User story: As a community member, I can use this dashboard to learn for any specific O, and workflow, how is performing historically, and in realtime, defined by the well-defined set of metrics in Section 4.
Deliverable #2:
A MVP Gateway that specializes in executing the “Test Loads”, to monitor the network performance metrics.
User story: As a community member, I have confidence in the overall network performance, because a dedicated Gateway continuously monitors the network performance and reliability, with a transparent and public contributed high quality testing datasets.

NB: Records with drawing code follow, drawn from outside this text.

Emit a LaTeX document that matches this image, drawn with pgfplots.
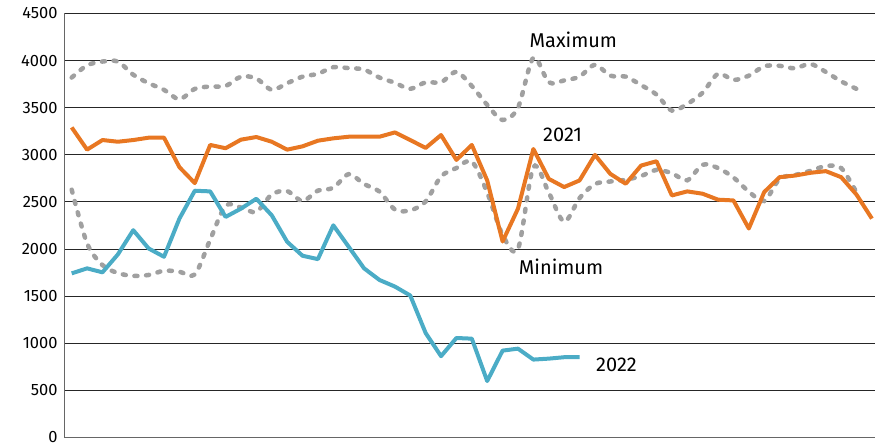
\documentclass[border=0pt]{standalone}
\usepackage{pgfplots}
\pgfplotsset{compat=1.18}
\usepackage{fontspec}
\setmainfont{Fira Sans}
\definecolor{orng}{HTML}{E87722}
\definecolor{blu}{HTML}{4BACC6}
\definecolor{dotg}{HTML}{A0A0A0}
\pgfplotstableread{
x y
0 3291
1 3055
2 3157
3 3139
4 3157
5 3182
6 3182
7 2869
8 2700
9 3105
10 3070
11 3161
12 3189
13 3139
14 3055
15 3090
16 3150
17 3175
18 3192
19 3192
20 3192
21 3238
22 3157
23 3073
24 3210
25 2946
26 3105
27 2728
28 2080
29 2429
30 3062
31 2745
32 2658
33 2728
34 2999
35 2798
36 2693
37 2886
38 2932
39 2569
40 2612
41 2587
42 2524
43 2516
44 2218
45 2605
46 2763
47 2780
48 2809
49 2827
50 2763
51 2577
52 2323
}\yra
\pgfplotstableread{
x y
0 1742
1 1795
2 1753
3 1943
4 2200
5 2006
6 1918
7 2323
8 2619
9 2612
10 2341
11 2429
12 2534
13 2358
14 2077
15 1929
16 1893
17 2252
18 2024
19 1795
20 1672
21 1602
22 1507
23 1109
24 863
25 1056
26 1049
27 599
28 922
29 943
30 827
31 837
32 852
33 852
}\yrb
\pgfplotstableread{
x y
0 3820
1 3950
2 3990
3 3990
4 3850
5 3760
6 3690
7 3590
8 3700
9 3725
10 3730
11 3830
12 3810
13 3690
14 3760
15 3830
16 3860
17 3930
18 3920
19 3905
20 3820
21 3765
22 3700
23 3770
24 3770
25 3880
26 3730
27 3530
28 3370
29 3500
30 4030
31 3770
32 3790
33 3830
34 3955
35 3840
36 3830
37 3740
38 3640
39 3470
40 3540
41 3660
42 3860
43 3795
44 3840
45 3940
46 3945
47 3918
48 3965
49 3880
50 3780
51 3700
}\ymax
\pgfplotstableread{
x y
0 2630
1 2060
2 1830
3 1745
4 1715
5 1725
6 1770
7 1760
8 1730
9 2100
10 2460
11 2440
12 2395
13 2580
14 2615
15 2510
16 2620
17 2650
18 2795
19 2690
20 2610
21 2420
22 2410
23 2505
24 2770
25 2860
26 2930
27 2600
28 2150
29 2000
30 2870
31 2600
32 2290
33 2540
34 2690
35 2717
36 2735
37 2775
38 2840
39 2805
40 2730
41 2895
42 2860
43 2760
44 2610
45 2510
46 2745
47 2785
48 2830
49 2880
50 2860
51 2600
}\ymin
\begin{document}
\begin{tikzpicture}
\useasboundingbox (-65bp,-9.5bp) rectangle (810bp,437.5bp);
\begin{axis}[
  at={(0,0)}, anchor=south west,
  scale only axis, width=810bp, height=424bp,
  xmin=-0.435, xmax=52.2, ymin=0, ymax=4500,
  ytick={0,500,...,4500}, xtick=\empty,
  axis x line=bottom, axis y line=left,
  axis line style={-, draw=gray!80!black, line width=1bp},
  ymajorgrids, grid style={black!85, line width=0.9bp},
  major tick length=0pt,
  yticklabel style={font=\fontsize{16.5}{16.5}\selectfont, xshift=-4bp},
  /pgf/number format/assume math mode=true,
  /pgf/number format/1000 sep={},
  clip=false,
]
\addplot[dotg, line width=4.5bp, line cap=round, dash pattern=on 3bp off 8.7bp, smooth, tension=0.5] table {\ymax};
\addplot[dotg, line width=4.5bp, line cap=round, dash pattern=on 3bp off 8.7bp, smooth, tension=0.5] table {\ymin};
\addplot[orng, line width=4bp, line join=round] table {\yra};
\addplot[blu, line width=4bp, line join=round] table {\yrb};
\node[font=\fontsize{20}{20}\selectfont] at (axis cs:32.6,4225) {Maximum};
\node[font=\fontsize{20}{20}\selectfont] at (axis cs:31.9,3210) {2021};
\node[font=\fontsize{20}{20}\selectfont] at (axis cs:31.8,1816) {Minimum};
\node[font=\fontsize{20}{20}\selectfont] at (axis cs:35.4,771) {2022};
\end{axis}
\end{tikzpicture}
\end{document}
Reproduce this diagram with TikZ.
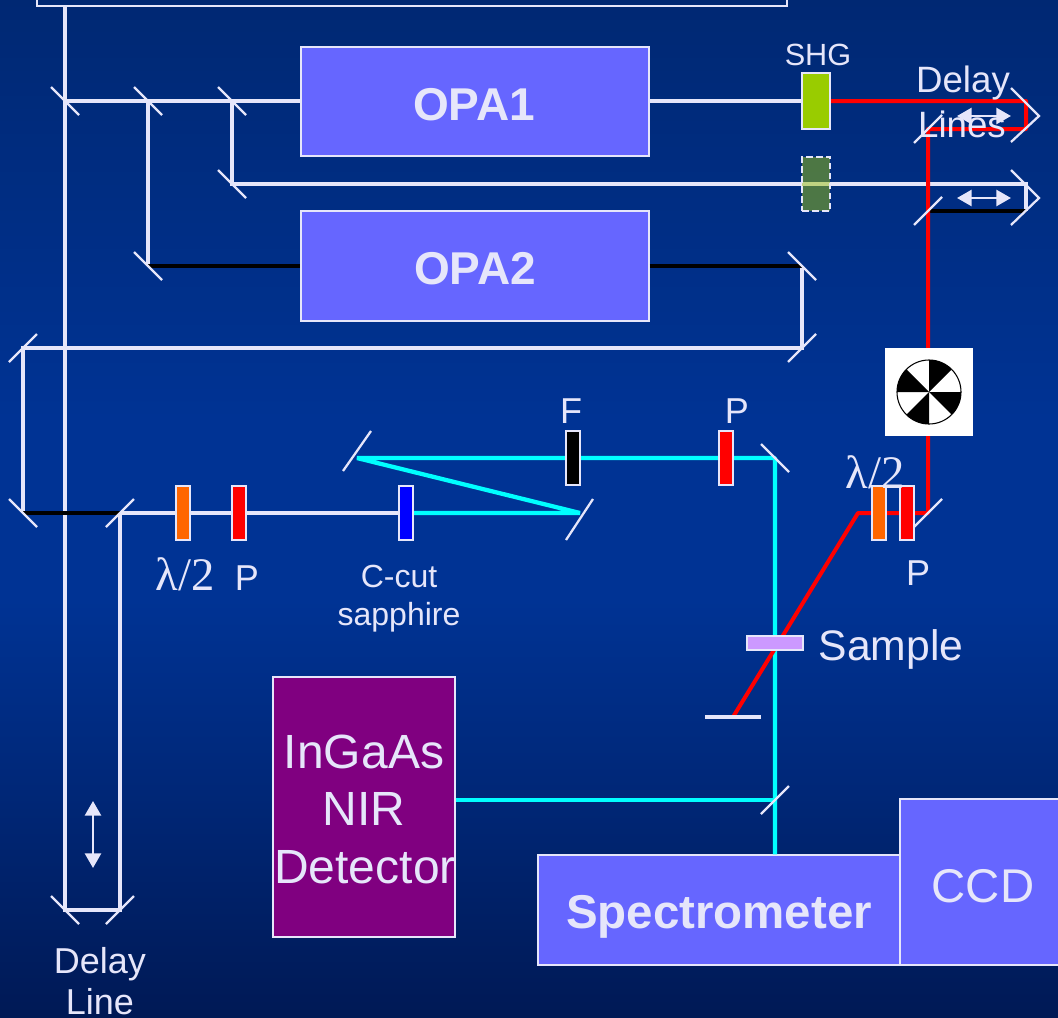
\documentclass[tikz,border=0pt]{standalone}
\usepackage{fontspec}
\setmainfont{Liberation Sans}
\newfontfamily\lamfont{Liberation Serif}
\usetikzlibrary{arrows.meta}

\definecolor{beamwhite}{RGB}{230,230,250}
\definecolor{boxblue}{RGB}{102,102,255}
\definecolor{bgtop}{RGB}{0,40,115}
\definecolor{bgmid}{RGB}{0,51,148}
\definecolor{bgbot}{RGB}{0,25,85}
\definecolor{cyanline}{RGB}{0,255,255}
\definecolor{redline}{RGB}{255,0,0}
\definecolor{plateorange}{RGB}{255,102,0}
\definecolor{detpurple}{RGB}{128,0,128}
\definecolor{shggreen}{RGB}{153,204,0}
\definecolor{shgfaded}{RGB}{154,194,10}
\definecolor{samplelilac}{RGB}{204,153,255}
\definecolor{plateblue}{RGB}{0,0,255}

\tikzset{
    beam/.style={line width=3pt,draw=beamwhite},
    idler/.style={line width=3pt,draw=black},
    redbeam/.style={line width=3pt,draw=redline},
    cyanbeam/.style={line width=3.2pt,draw=cyanline,line join=bevel},
    mirror/.style={line width=1.7pt,draw=beamwhite},
    optic/.style={draw=beamwhite,line width=1.5pt,minimum width=10.5pt,minimum height=41pt,inner sep=0pt},
    bigbox/.style={draw=beamwhite,line width=1.3pt,fill=boxblue,inner sep=0pt},
    lab/.style={text=beamwhite,anchor=base,inner sep=0pt,align=center},
    slide/.style={line width=2pt,draw=beamwhite,{Triangle[length=11pt,width=12pt]}-{Triangle[length=11pt,width=12pt]}}
}

% back-slanted and forward-slanted mirrors
\newcommand{\mirA}[1]{\draw[mirror] (#1) ++(-14,-14) -- ++(28,28);}
\newcommand{\mirB}[1]{\draw[mirror] (#1) ++(-14,14) -- ++(28,-28);}

\begin{document}
\begin{tikzpicture}[x=0.75pt,y=-0.75pt]

% Background
\useasboundingbox (0,0) rectangle (1058,1018);
\shade[top color=bgtop,bottom color=bgmid] (0,0) rectangle (1058,420);
\fill[bgmid] (0,420) rectangle (1058,600);
\shade[top color=bgmid,bottom color=bgbot] (0,600) rectangle (1058,1018);

% Mirror positions
\coordinate (m0) at (65,6);
\coordinate (m1) at (65,101);
\coordinate (m2) at (148,101);
\coordinate (m3) at (232,101);
\coordinate (m4) at (232,184);
\coordinate (m5) at (148,266);
\coordinate (m6) at (802,266);
\coordinate (m7) at (802,348);
\coordinate (m8) at (23,348);
\coordinate (m9) at (23,513);
\coordinate (m10) at (120,513);
\coordinate (d1) at (65,910);
\coordinate (d2) at (120,910);
\coordinate (m11) at (580,513);
\coordinate (m12) at (357,458);
\coordinate (m13) at (775,458);
\coordinate (m14) at (775,800);
\coordinate (m15) at (928,513);
\coordinate (m16) at (928,129);
\coordinate (m17) at (928,211);
\coordinate (r1) at (1026,101);
\coordinate (r2) at (1026,129);
\coordinate (r3) at (1026,184);
\coordinate (r4) at (1026,211);
\coordinate (s1) at (858,513);
\coordinate (s2) at (733,717);

% Amplifier box, only its lower edge is in view
\node[draw=beamwhite,line width=1.5pt,minimum width=563pt,minimum height=20pt,inner sep=0pt] (amp) at (412,-7) {};

% Boxes
\node[bigbox,minimum width=261pt,minimum height=81.5pt] (opa1) at (475,101.5) {};
\node[bigbox,minimum width=261pt,minimum height=82pt] (opa2) at (475,266) {};
\node[bigbox,fill=detpurple,minimum width=136pt,minimum height=195pt] (det) at (364,807) {};
\node[bigbox,minimum width=271pt,minimum height=82pt] (spec) at (719,910) {};
\node[bigbox,minimum width=125pt,minimum height=124pt] (ccd) at (983,882) {};

% White beams
\draw[beam] (m0) -- (d1) -- (d2) -- (m10);
\draw[beam] (m1) -- (opa1.west |- m1);
\draw[beam] (m2) -- (m5);
\draw[beam] (m3) -- (m4) -- (r3) -- (r4);
\draw[beam] (opa1.east |- m1) -- (802,101);
\draw[beam] (m6) -- (m7) -- (m8) -- (m9);
\draw[beam] (m10) -- (405,513);

% Black beams
\draw[idler] (m5) -- (opa2);
\draw[idler] (opa2) -- (m6);
\draw[idler] (m9) -- (m10);
\draw[idler] (m17) -- (r4);

% Cyan beams
\draw[cyanbeam] (405,513) -- (m11) -- (m12) -- (m13) -- (spec.north -| m13);
\draw[cyanbeam] (det.east |- m14) -- (m14);

% Red beams
\draw[redbeam,line join=round] (816,101) -- (r1) -- (r2) -- (m16) -- (m15) -- (s1) -- (s2);
\draw[line width=2.6pt,draw=beamwhite] (705,717) -- (761,717);

% Optics
\node[optic,fill=plateorange] (hw1) at (183,513) {};
\node[optic,fill=redline] (pol1) at (239,513) {};
\node[optic,fill=plateblue] (sapph) at (406,513) {};
\node[optic,fill=black] (filt) at (573,458) {};
\node[optic,fill=redline] (pol2) at (726,458) {};
\node[optic,fill=plateorange] (hw2) at (879,513) {};
\node[optic,fill=redline] (pol3) at (907,513) {};
\node[optic,fill=shggreen,minimum width=21pt,minimum height=42pt] (shg) at (816,101) {};
\node[draw=beamwhite,line width=1.3pt,dash pattern=on 5pt off 2.5pt,fill=shgfaded,fill opacity=0.5,minimum width=21pt,minimum height=41pt,inner sep=0pt] (shg2) at (816,184) {};
\node[draw=beamwhite,line width=1.5pt,fill=samplelilac,minimum width=42pt,minimum height=10pt,inner sep=0pt] (samp) at (774.5,643) {};

% Mirrors
\mirA{m1}
\mirA{m2}
\mirA{m3}
\mirA{m4}
\mirA{m5}
\mirA{m6}
\mirB{m7}
\mirB{m8}
\mirA{m9}
\mirB{m10}
\mirB{d2}
\mirA{d1}
\draw[mirror] (m11) ++(-14,27) -- ++(27,-41);
\draw[mirror] (m12) ++(-14,13) -- ++(28,-40);
\mirA{m13}
\mirB{m14}
\mirB{m15}
\mirB{m16}
\mirB{m17}

% Retro mirrors
\draw[mirror] (1011,88) -- (1039,116) -- (1011,142);
\draw[mirror] (1011,170) -- (1039,198) -- (1011,225);

% Chopper
\node[fill=white,minimum width=66pt,minimum height=66pt,inner sep=0pt] (chop) at (929,392) {};
\foreach \a in {-90,-180,-270,-360}
    \fill[black] (chop.center) -- ++(\a:32) arc[start angle=\a,end angle=\a+45,radius=32] -- cycle;
\draw[line width=0.8pt] (chop.center) circle (32);

% Translation arrows
\draw[slide] (957,116) -- (1011,116);
\draw[slide] (957,198) -- (1011,198);
\draw[slide] (93,801) -- (93,868);

% Labels
\node[lab,font=\fontsize{34.5}{34.5}\selectfont\bfseries] (opa1t) at (474,120) {OPA1};
\node[lab,font=\fontsize{34.5}{34.5}\selectfont\bfseries] (opa2t) at (475,284) {OPA2};
\node[lab,font=\fontsize{35.6}{35.6}\selectfont\bfseries] (spect) at (719,928) {Spectrometer};
\node[lab,font=\fontsize{35.5}{35.5}\selectfont] (ccdt) at (983,902) {CCD};
\node[lab,font=\fontsize{36}{36}\selectfont] (dett1) at (364,768) {InGaAs};
\node[lab,font=\fontsize{36}{36}\selectfont] (dett2) at (364,825) {NIR};
\node[lab,font=\fontsize{36}{36}\selectfont] (dett3) at (365,883) {Detector};
\node[lab,font=\fontsize{32}{32}\selectfont] (sampt) at (891,660) {Sample};
\node[lab,font=\fontsize{23}{23}\selectfont] (shgt) at (818,65) {SHG};
\node[lab,font=\fontsize{27.5}{27.5}\selectfont] (dl1) at (963,92) {Delay};
\node[lab,font=\fontsize{27.5}{27.5}\selectfont] (dl2) at (962,137) {Lines};
\node[lab,font=\fontsize{27}{27}\selectfont] (dl3) at (100,973) {Delay};
\node[lab,font=\fontsize{27}{27}\selectfont] (dl4) at (100,1014) {Line};
\node[lab,font=\fontsize{27}{27}\selectfont] (ft) at (571,423) {F};
\node[lab,font=\fontsize{27}{27}\selectfont] (p1t) at (247,590) {P};
\node[lab,font=\fontsize{27}{27}\selectfont] (p2t) at (737,423) {P};
\node[lab,font=\fontsize{27}{27}\selectfont] (p3t) at (918,585) {P};
\node[lab,font=\fontsize{24}{24}\selectfont] (cc1) at (399,587) {C-cut};
\node[lab,font=\fontsize{24}{24}\selectfont] (cc2) at (399,625) {sapphire};
\node[lab,font=\fontsize{35}{35}\selectfont\lamfont] (hw1t) at (185,590) {λ/2};
\node[lab,font=\fontsize{35}{35}\selectfont\lamfont] (hw2t) at (875,488) {λ/2};

\end{tikzpicture}
\end{document}
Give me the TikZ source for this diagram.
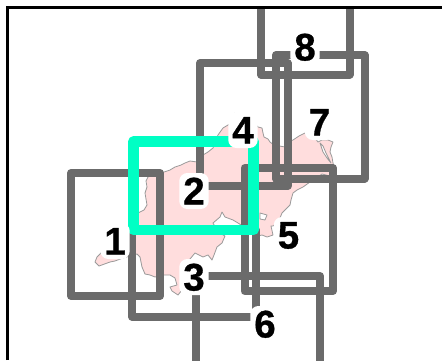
\documentclass[tikz,border=0pt]{standalone}
\usepackage{fontspec}
\setmainfont{Liberation Sans}
\newfontfamily\labfont[UprightFont=*,UprightFeatures={FakeBold=0.8},BoldFont=*]{Liberation Sans Bold}
\definecolor{boxgray}{HTML}{6B6B6B}
\definecolor{hitgreen}{HTML}{00FFC4}
\definecolor{landpink}{HTML}{FFDDDD}
\definecolor{coastgray}{HTML}{9A9A9A}
\tikzset{
  tile/.style={draw=boxgray,line width=8pt,line join=round},
  hit/.style={draw=hitgreen,line width=10.5pt,line join=round},
  land/.style={fill=landpink,draw=coastgray,line width=0.8pt,line join=round},
  lake/.style={fill=white,draw=coastgray,line width=0.8pt,line join=round},
  lab/.style={fill=white,rounded corners=8pt,inner xsep=4pt,inner ysep=4.5pt,text=black,
    font=\fontsize{38.5}{38.5}\labfont,text height=27pt,text depth=0pt},
  frameline/.style={draw=black,line width=3pt,line join=miter}
}
\begin{document}
\begin{tikzpicture}[x=1pt,y=-1pt]
\useasboundingbox (0,0) rectangle (442,360);
\fill[white] (0,0) rectangle (442,360);
\begin{scope}
\clip (0,0) rectangle (442,360);
\path[land] (95,262)--(97,257)--(101,253)--(105,245)--(110,241)--(114,236)--(122,232)--(133,222)--(138,213)--(144,210)--(147,205)--(146,199)--(145,193)--(147,187)--(146,181)--(148,177)--(155,174)--(164,172)--(170,170)--(175,167)--(181,165)--(185,163)--(190,161)--(197,162)--(200,158)--(203,155)--(208,152)--(213,148)--(218,135)--(223,128)--(228,125)--(232,123)--(237,118)--(235,113)--(238,115)--(241,118)--(248,122)--(256,125)--(258,127)--(262,128)--(263,133)--(264,137)--(268,139)--(270,142)--(274,145)--(285,147)--(290,141)--(293,140)--(299,136)--(305,133)--(310,135)--(315,138)--(318,142)--(322,140)--(328,140)--(333,142)--(331,147)--(330,152)--(332,157)--(333,163)--(335,170)--(330,176)--(322,174)--(315,179)--(310,182)--(303,187)--(297,190)--(293,193)--(291,200)--(290,205)--(286,209)--(282,213)--(280,218)--(278,222)--(273,226)--(271,226)--(273,235)--(267,237)--(262,235)--(258,236)--(255,233)--(252,232)--(238,223)--(233,220)--(225,217)--(222,212)--(220,217)--(213,223)--(218,232)--(225,236)--(222,243)--(217,247)--(214,255)--(212,260)--(208,255)--(203,257)--(195,253)--(190,259)--(186,262)--(184,272)--(182,290)--(178,295)--(172,291)--(170,287)--(177,285)--(175,278)--(170,275)--(162,275)--(155,277)--(150,275)--(145,274)--(142,267)--(140,257)--(137,254)--(130,256)--(123,258)--(115,261)--(110,262)--(99,266)--cycle;
\path[lake] (260,213)--(267,215)--(265,220)--(260,219)--cycle;
\path[lake] (320,143)--(323,146)--(326,153)--(331,163)--(327,158)--(323,152)--cycle;
% tiles
\draw[tile] (71,173) rectangle (160,296);
\draw[tile] (200,63) rectangle (287.5,186);
\draw[tile] (196,276) rectangle (320,400);
\draw[tile] (244.5,168) rectangle (333,291);
\draw[tile] (132,230) rectangle (256,316.5);
\draw[tile] (276,55) rectangle (364.5,178.5);
\draw[tile] (261,-50) rectangle (349.5,74.5);
% selected tile
\draw[hit] (133.5,141.5) rectangle (253.5,230);
\end{scope}
% labels
\node[lab] (n1) at (115,241) {1};
\node[lab] (n2) at (194,191) {2};
\node[lab] (n3) at (194,277) {3};
\node[lab] (n4) at (243,130) {4};
\node[lab] (n5) at (288.5,235) {5};
\node[lab] (n6) at (265,324) {6};
\node[lab] (n7) at (319.5,122) {7};
\node[lab] (n8) at (305,47) {8};
% frame
\fill[white] (0,0) rectangle (442,6);
\fill[white] (0,0) rectangle (6,360);
\draw[frameline] (7.5,360) -- (7.5,7.5) -- (442,7.5);
\end{tikzpicture}
\end{document}
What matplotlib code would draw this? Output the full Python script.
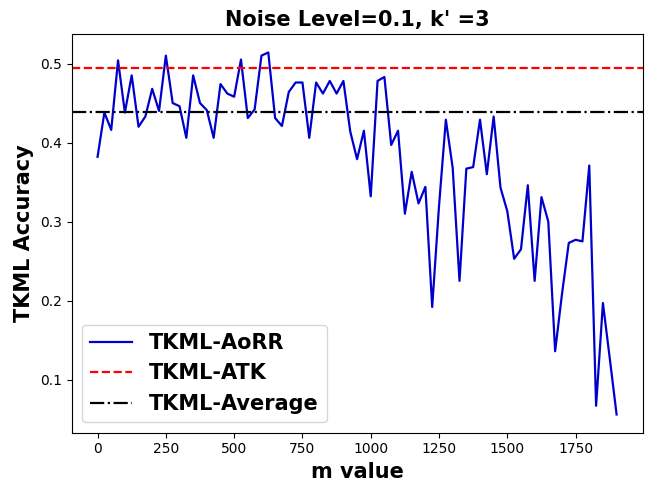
import numpy as np
import matplotlib
matplotlib.use("Agg")
import matplotlib.pyplot as plt

m_values = list(range(0, 1901, 25))
aorr = [0.382, 0.438, 0.416, 0.504, 0.438, 0.485, 0.420, 0.433, 0.468, 0.440,
        0.510, 0.450, 0.446, 0.406, 0.485, 0.450, 0.441, 0.406, 0.474, 0.462,
        0.458, 0.505, 0.431, 0.442, 0.510, 0.514, 0.431, 0.421, 0.464, 0.476,
        0.476, 0.406, 0.476, 0.462, 0.478, 0.462, 0.478, 0.414, 0.379, 0.415,
        0.332, 0.478, 0.483, 0.397, 0.415, 0.310, 0.363, 0.323, 0.344, 0.192,
        0.320, 0.429, 0.368, 0.225, 0.367, 0.369, 0.429, 0.360, 0.433, 0.343,
        0.313, 0.253, 0.265, 0.346, 0.225, 0.331, 0.300, 0.136, 0.208, 0.273,
        0.277, 0.275, 0.371, 0.067, 0.197, 0.127, 0.056]
atk_value = 0.4944
average_value = 0.4387

fig = plt.figure(figsize=(6.51, 4.91), dpi=100)
ax = fig.add_subplot(111)
fig.subplots_adjust(left=0.110, right=0.987, top=0.930, bottom=0.119)

ax.plot(m_values, aorr, color='mediumblue', linewidth=1.6, label='TKML-AoRR')
ax.axhline(atk_value, color='red', linestyle='--', linewidth=1.6, label='TKML-ATK')
ax.axhline(average_value, color='black', linestyle='-.', linewidth=1.6, label='TKML-Average')

ax.set_title("Noise Level=0.1, k' =3", fontsize=15, fontweight='bold')
ax.set_xlabel('m value', fontsize=15, fontweight='bold')
ax.set_ylabel('TKML Accuracy', fontsize=15, fontweight='bold')
ax.set_xticks([0, 250, 500, 750, 1000, 1250, 1500, 1750])
ax.legend(loc='lower left', prop={'size': 15, 'weight': 'bold'})

fig.savefig('out.png', dpi=100)
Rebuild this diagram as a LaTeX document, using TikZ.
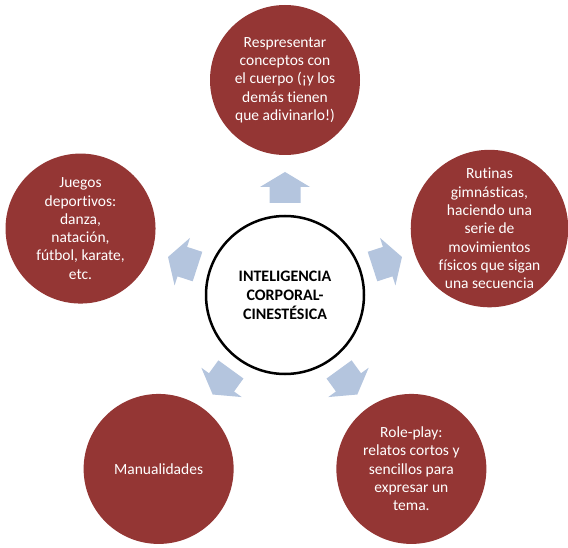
\documentclass[tikz,border=0pt]{standalone}
\usepackage{fontspec}
\setmainfont{Carlito}[Ligatures=NoCommon]
\usepackage{tikz}
\usetikzlibrary{positioning, calc}
\definecolor{RamaRed}{RGB}{148, 54, 52}
\definecolor{FlechaBlue}{RGB}{180, 197, 222}

\begin{document}
\begin{tikzpicture}[x=1pt, y=1pt,
    idea/.style={circle, draw=black, line width=2.5pt, minimum size=158pt, inner sep=0pt, align=center,
        font=\fontsize{16}{19}\selectfont\bfseries},
    rama/.style={circle, fill=RamaRed, minimum size=150pt, inner sep=0pt, align=center, text=white,
        font=\fontsize{15.5}{18.3}\selectfont},
    flecha/.style={fill=FlechaBlue}]
    \useasboundingbox (0,0) rectangle (568,547);

    % centro
    \node[idea] (centro) at (285,252) {INTELIGENCIA\\CORPORAL-\\CINESTÉSICA};

    % ramas
    \node[rama] (representar) at ($(centro)+(90:215)$) {Respresentar\\conceptos con\\el cuerpo (¡y los\\demás tienen\\que adivinarlo!)};
    \node[rama] (rutinas) at ($(centro)+(18:215)$) {Rutinas\\gimnásticas,\\haciendo una\\serie de\\movimientos\\físicos que sigan\\una secuencia};
    \node[rama] (roleplay) at ($(centro)+(-54:215)$) {Role-play:\\relatos cortos y\\sencillos para\\expresar un\\tema.};
    \node[rama] (manualidades) at ($(centro)+(-126:215)$) {Manualidades};
    \node[rama] (juegos) at ($(centro)+(162:215)$) {Juegos\\deportivos:\\danza,\\natación,\\fútbol, karate,\\etc.};

    % flechas
    \foreach \a in {90, 18, -54, -126, 162}
        \fill[flecha, shift={(centro)}, rotate=\a-90] (-15.5,92) -- (15.5,92) -- (15.5,108) -- (25,108)
            -- (0,123) -- (-25,108) -- (-15.5,108) -- cycle;
\end{tikzpicture}
\end{document}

| User Role | As a … | I want to … | So that I can … |
|---|---|---|---|
| Orchestrator | Enroll and monitor my GPU capacity on the Livepeer Network | Know real-time SLA compliance and competitive positioning | optimize service competitiveness through SLA visibility |
| Gateway Provider | Operate a public gateway utility and load test tool | Validate GPU reliability and feed metrics into network analytics | select the best resources for the workload requests |
| Inference Provider (e.g. Daydream) | Deploy AI workflows and view service SLA data | Ensure their inferences meet industry-leading latency and cost targets | have full confidence of underlying infra, and its SLAs |
| Community Observer / Researcher | Access public dashboard and APIs | Monitor network health and transparency of decentralized GPU performance | have a comprehensive view of what NaaP is and how NaaP is doing |
| Core Engineer | Validate metrics pipeline integrity to ensure the network meets published SLAs | Know the QoS of the network before committing engineering efforts | reduce the overall infra risk |